TASK GOAL. All lines in the records below from the line with "Write the Chart.js code for this chart." through the line with "const yTitle = 'Respondent in %';" are to be given again exactly, both ends included; the pictures are to be left out.
◆ ◆ ◆
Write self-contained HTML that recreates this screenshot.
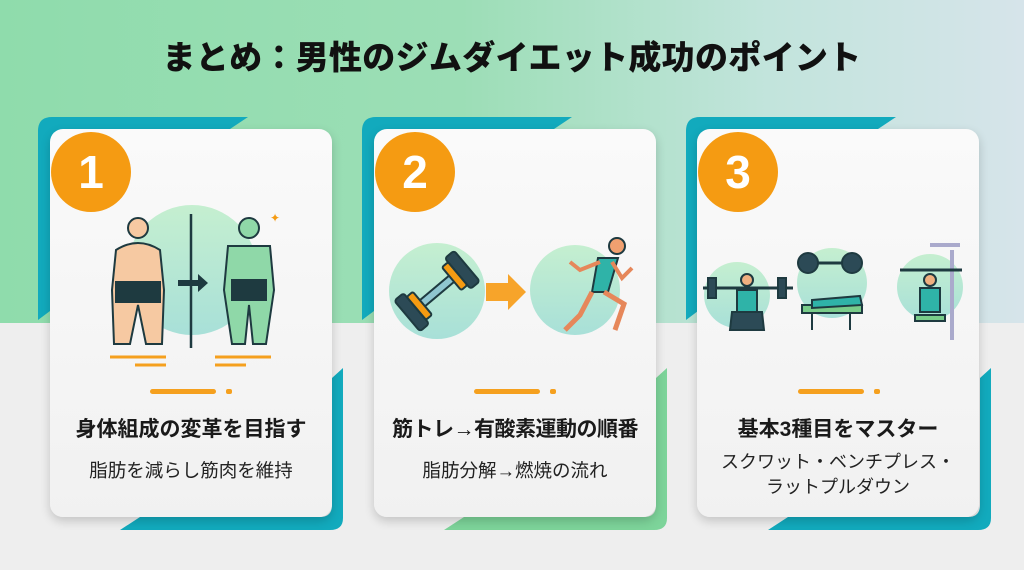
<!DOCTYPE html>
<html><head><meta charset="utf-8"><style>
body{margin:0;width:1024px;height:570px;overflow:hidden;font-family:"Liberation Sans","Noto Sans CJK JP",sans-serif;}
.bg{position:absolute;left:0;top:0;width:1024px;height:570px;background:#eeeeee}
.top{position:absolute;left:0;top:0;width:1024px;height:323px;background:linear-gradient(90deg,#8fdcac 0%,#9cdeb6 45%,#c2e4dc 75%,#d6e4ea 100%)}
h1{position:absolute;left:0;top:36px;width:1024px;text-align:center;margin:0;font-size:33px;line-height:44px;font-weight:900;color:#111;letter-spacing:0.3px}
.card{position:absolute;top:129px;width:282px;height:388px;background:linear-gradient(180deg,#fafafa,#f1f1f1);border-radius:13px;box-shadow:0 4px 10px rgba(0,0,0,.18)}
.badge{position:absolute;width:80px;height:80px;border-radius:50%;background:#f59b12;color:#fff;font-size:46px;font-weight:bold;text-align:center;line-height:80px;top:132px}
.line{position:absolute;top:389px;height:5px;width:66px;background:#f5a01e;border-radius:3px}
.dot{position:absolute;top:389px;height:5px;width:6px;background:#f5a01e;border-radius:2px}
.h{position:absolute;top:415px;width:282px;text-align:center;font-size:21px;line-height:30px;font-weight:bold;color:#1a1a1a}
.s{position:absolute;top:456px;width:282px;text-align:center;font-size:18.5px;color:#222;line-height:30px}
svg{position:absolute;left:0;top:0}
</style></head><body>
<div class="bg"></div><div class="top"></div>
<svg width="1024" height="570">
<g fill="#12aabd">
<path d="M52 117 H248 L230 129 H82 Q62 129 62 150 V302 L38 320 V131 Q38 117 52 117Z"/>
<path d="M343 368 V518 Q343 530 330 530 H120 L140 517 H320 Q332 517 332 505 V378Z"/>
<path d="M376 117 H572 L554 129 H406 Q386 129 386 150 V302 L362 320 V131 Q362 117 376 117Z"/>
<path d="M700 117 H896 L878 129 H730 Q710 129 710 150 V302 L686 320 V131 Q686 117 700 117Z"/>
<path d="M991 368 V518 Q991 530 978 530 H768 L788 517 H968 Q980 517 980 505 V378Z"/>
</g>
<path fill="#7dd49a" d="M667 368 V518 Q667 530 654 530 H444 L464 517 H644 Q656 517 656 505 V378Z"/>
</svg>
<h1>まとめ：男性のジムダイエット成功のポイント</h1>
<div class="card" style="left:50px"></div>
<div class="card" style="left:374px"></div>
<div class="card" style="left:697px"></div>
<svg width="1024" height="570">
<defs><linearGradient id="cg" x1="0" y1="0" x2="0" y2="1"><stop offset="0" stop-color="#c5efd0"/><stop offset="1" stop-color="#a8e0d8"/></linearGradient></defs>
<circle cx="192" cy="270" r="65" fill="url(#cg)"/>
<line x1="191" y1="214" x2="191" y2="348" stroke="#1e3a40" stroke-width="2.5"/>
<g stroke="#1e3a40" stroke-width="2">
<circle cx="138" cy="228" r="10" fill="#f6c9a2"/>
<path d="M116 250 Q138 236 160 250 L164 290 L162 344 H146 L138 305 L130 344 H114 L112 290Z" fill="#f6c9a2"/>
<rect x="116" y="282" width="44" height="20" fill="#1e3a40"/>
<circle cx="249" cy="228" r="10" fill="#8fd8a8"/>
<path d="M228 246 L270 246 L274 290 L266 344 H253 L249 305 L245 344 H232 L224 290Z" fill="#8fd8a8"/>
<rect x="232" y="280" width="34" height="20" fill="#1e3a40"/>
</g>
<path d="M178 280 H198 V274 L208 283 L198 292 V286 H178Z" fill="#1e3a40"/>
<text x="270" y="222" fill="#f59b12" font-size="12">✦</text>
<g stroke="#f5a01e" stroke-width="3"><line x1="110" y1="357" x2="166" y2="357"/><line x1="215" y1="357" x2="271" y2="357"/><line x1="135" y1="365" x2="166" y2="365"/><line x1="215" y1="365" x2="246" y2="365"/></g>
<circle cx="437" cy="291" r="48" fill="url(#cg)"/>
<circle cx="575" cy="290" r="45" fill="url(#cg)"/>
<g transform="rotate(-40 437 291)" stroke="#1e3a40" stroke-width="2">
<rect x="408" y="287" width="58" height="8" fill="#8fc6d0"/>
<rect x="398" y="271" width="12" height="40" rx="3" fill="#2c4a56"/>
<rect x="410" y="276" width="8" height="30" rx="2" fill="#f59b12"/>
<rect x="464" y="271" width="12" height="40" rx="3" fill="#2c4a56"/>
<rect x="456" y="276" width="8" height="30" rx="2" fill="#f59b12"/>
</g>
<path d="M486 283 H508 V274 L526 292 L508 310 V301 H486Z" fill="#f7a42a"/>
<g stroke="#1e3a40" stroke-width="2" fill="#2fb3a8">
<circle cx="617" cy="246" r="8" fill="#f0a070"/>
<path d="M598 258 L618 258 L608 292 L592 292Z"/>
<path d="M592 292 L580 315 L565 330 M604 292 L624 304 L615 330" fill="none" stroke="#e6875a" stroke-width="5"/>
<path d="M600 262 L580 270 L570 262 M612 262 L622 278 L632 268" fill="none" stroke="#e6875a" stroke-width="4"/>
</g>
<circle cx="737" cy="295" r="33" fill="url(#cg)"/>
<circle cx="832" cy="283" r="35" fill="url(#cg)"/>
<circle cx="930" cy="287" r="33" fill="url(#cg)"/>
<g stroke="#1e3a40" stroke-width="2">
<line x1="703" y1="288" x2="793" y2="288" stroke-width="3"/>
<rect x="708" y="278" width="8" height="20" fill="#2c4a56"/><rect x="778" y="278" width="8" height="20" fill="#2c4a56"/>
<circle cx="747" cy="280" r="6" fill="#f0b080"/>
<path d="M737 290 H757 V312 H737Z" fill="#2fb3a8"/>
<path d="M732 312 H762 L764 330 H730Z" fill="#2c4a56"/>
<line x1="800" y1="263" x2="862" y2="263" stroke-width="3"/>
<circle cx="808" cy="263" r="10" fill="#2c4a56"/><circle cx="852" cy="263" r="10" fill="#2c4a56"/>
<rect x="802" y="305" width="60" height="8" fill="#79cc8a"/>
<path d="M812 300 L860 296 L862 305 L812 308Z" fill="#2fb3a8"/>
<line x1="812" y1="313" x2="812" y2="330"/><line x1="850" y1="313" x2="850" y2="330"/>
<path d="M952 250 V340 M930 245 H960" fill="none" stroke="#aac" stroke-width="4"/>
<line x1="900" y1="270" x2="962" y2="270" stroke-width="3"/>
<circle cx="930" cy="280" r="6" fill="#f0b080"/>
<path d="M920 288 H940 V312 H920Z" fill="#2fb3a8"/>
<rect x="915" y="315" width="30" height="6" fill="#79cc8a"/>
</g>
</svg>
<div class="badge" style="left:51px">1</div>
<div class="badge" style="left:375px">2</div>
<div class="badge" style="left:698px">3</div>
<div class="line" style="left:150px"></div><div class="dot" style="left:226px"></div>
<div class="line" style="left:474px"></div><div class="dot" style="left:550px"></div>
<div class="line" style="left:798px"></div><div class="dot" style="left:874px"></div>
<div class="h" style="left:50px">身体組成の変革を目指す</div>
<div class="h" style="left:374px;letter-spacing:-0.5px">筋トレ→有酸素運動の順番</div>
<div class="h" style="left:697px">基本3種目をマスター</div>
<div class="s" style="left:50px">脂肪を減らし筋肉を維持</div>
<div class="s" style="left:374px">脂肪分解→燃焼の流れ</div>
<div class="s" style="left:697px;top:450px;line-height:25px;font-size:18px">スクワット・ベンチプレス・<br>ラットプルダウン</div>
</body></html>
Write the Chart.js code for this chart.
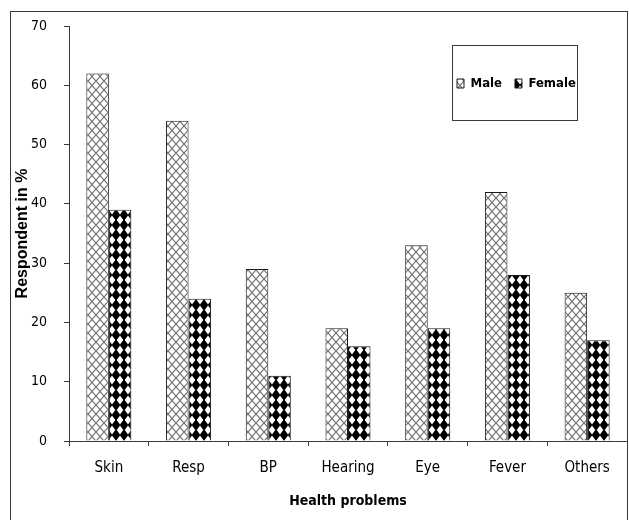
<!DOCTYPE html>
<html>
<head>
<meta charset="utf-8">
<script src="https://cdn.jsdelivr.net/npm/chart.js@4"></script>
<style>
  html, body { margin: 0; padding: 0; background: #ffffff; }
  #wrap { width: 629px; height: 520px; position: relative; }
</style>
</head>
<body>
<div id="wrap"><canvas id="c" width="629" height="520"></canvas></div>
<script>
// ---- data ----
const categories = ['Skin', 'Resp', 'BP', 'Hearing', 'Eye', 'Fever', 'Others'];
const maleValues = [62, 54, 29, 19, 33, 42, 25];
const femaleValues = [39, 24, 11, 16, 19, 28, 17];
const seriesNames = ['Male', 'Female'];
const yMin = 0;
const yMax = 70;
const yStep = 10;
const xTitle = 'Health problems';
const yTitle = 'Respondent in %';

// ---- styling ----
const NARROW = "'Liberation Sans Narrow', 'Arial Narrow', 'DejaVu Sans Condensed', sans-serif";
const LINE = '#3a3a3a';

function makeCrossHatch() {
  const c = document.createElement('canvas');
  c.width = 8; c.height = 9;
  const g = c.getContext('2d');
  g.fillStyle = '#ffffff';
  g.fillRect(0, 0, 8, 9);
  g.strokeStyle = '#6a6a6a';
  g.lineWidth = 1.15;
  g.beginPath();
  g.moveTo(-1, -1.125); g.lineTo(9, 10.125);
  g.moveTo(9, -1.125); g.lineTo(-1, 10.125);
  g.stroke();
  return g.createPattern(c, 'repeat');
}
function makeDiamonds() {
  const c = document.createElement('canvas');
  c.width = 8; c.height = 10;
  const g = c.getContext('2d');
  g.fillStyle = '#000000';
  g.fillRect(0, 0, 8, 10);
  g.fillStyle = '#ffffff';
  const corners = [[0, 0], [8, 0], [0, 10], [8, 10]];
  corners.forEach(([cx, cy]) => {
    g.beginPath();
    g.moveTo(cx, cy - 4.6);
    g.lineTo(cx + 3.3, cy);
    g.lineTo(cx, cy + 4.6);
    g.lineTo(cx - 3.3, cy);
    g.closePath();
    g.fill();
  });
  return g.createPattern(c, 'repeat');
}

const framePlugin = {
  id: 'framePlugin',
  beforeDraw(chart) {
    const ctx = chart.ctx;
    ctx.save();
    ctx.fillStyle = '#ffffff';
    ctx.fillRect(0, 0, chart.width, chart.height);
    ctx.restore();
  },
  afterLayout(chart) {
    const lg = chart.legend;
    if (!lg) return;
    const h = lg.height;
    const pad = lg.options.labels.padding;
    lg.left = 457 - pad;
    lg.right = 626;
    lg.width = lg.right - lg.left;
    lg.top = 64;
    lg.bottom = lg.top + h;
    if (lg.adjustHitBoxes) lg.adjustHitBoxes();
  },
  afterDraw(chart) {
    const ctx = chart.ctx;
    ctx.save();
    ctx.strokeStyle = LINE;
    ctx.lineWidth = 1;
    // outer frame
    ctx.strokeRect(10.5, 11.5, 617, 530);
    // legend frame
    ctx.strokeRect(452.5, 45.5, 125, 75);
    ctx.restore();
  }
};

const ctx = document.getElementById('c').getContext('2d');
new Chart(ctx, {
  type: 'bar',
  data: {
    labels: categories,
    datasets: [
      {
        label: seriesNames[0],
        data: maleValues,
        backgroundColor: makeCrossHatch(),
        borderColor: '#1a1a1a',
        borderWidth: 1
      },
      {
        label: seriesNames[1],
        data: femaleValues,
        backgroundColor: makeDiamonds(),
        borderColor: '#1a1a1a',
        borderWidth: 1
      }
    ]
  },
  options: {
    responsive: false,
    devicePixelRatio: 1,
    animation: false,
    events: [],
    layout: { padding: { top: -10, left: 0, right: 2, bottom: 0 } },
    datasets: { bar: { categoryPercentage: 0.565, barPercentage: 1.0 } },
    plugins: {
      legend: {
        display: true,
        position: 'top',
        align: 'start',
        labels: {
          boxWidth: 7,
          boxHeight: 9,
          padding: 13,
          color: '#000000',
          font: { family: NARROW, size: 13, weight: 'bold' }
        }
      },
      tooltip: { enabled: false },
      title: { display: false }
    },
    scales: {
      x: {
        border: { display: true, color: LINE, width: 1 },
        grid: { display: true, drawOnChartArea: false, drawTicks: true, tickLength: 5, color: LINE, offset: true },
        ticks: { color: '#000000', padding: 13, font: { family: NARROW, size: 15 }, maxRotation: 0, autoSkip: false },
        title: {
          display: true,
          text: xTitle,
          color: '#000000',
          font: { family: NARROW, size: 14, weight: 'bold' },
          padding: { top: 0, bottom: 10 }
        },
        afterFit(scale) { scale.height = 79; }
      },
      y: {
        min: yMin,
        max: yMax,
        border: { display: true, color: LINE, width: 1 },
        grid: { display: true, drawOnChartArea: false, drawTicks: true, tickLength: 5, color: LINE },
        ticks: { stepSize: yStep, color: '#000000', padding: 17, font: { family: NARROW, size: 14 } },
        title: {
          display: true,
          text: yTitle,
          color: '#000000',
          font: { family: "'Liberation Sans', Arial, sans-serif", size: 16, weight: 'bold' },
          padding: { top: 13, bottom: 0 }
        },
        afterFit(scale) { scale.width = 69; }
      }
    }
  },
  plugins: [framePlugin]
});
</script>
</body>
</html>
◆ ◆ ◆
RESPONSE FOR THIS EXERCISE.
Write the Chart.js code for this chart.
<!DOCTYPE html>
<html>
<head>
<meta charset="utf-8">
<script src="https://cdn.jsdelivr.net/npm/chart.js@4"></script>
<style>
  html, body { margin: 0; padding: 0; background: #ffffff; }
  #wrap { width: 629px; height: 520px; position: relative; }
</style>
</head>
<body>
<div id="wrap"><canvas id="c" width="629" height="520"></canvas></div>
<script>
// ---- data ----
const categories = ['Skin', 'Resp', 'BP', 'Hearing', 'Eye', 'Fever', 'Others'];
const maleValues = [62, 54, 29, 19, 33, 42, 25];
const femaleValues = [39, 24, 11, 16, 19, 28, 17];
const seriesNames = ['Male', 'Female'];
const yMin = 0;
const yMax = 70;
const yStep = 10;
const xTitle = 'Health problems';
const yTitle = 'Respondent in %';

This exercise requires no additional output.